Data excerpt:

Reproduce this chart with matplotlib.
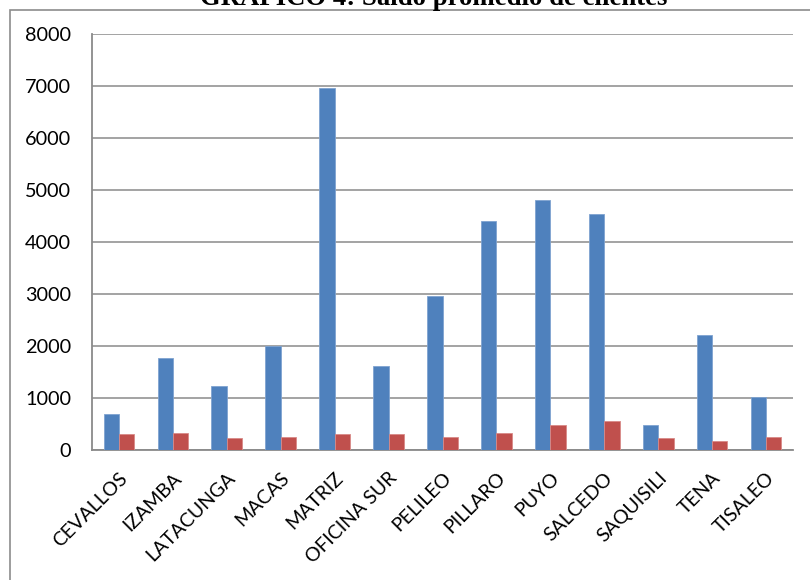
import matplotlib
matplotlib.use("Agg")
import matplotlib.pyplot as plt
import matplotlib.transforms as mtransforms
import numpy as np
from matplotlib.patches import Rectangle

categories = ["CEVALLOS", "IZAMBA", "LATACUNGA", "MACAS", "MATRIZ", "OFICINA SUR",
              "PELILEO", "PILLARO", "PUYO", "SALCEDO", "SAQUISILI", "TENA", "TISALEO"]
serie_1 = [690, 1770, 1230, 2000, 6955, 1615, 2960, 4400, 4800, 4530, 480, 2215, 1020]
serie_2 = [300, 335, 230, 245, 315, 315, 245, 325, 475, 560, 230, 180, 250]
y_ticks = [0, 1000, 2000, 3000, 4000, 5000, 6000, 7000, 8000]

W, H = 810, 580
fig = plt.figure(figsize=(W / 100, H / 100), dpi=100)
fig.patch.set_facecolor("white")

# chart frame
fig.patches.append(Rectangle((10 / W, -0.1), 1.2, 1 - 10 / H + 0.1,
                             transform=fig.transFigure, fill=False,
                             edgecolor="#8c8c8c", linewidth=1.2, zorder=0))

ax = fig.add_axes([92 / W, (H - 450) / H, (793 - 92) / W, (450 - 34) / H])

x = np.arange(len(categories))
bw = 0.285
ax.bar(x - bw / 2, serie_1, width=bw, color="#4F81BD", edgecolor="#7fa3d0",
       linewidth=0.6, zorder=3)
ax.bar(x + bw / 2, serie_2, width=bw, color="#C0504D", edgecolor="#d88a88",
       linewidth=0.6, zorder=3)

ax.set_xlim(-0.5, len(categories) - 0.5)
ax.set_ylim(0, 8000)
ax.set_yticks(y_ticks)
ax.set_yticklabels([str(v) for v in y_ticks], fontsize=14.3, family="Lato")
ax.yaxis.grid(True, color="#8a8a8a", linewidth=1.1, zorder=0)
ax.set_axisbelow(True)

ax.set_xticks(x)
ax.set_xticklabels(categories, rotation=45, ha="right", rotation_mode="anchor",
                   fontsize=14.0, family="Lato")
shift = mtransforms.ScaledTranslation(-3 / 100, 0, fig.dpi_scale_trans)
for lbl in ax.get_xticklabels():
    lbl.set_transform(lbl.get_transform() + shift)
ax.tick_params(axis="both", length=0)
ax.tick_params(axis="y", pad=15)
ax.tick_params(axis="x", pad=14)

for s in ["top", "right"]:
    ax.spines[s].set_visible(False)
for s in ["left", "bottom"]:
    ax.spines[s].set_color("#8a8a8a")
    ax.spines[s].set_linewidth(1.3)

fig.text(434 / W, 1 - 5 / H, "GRÁFICO 4: Saldo promedio de clientes",
         ha="center", va="baseline", family="Liberation Serif",
         fontweight="bold", fontsize=19.3)

fig.savefig("out.png", dpi=100)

Set problem: From the material given, work out how many lines hold the string "chart"; state that number and nothing further.

Reply: 2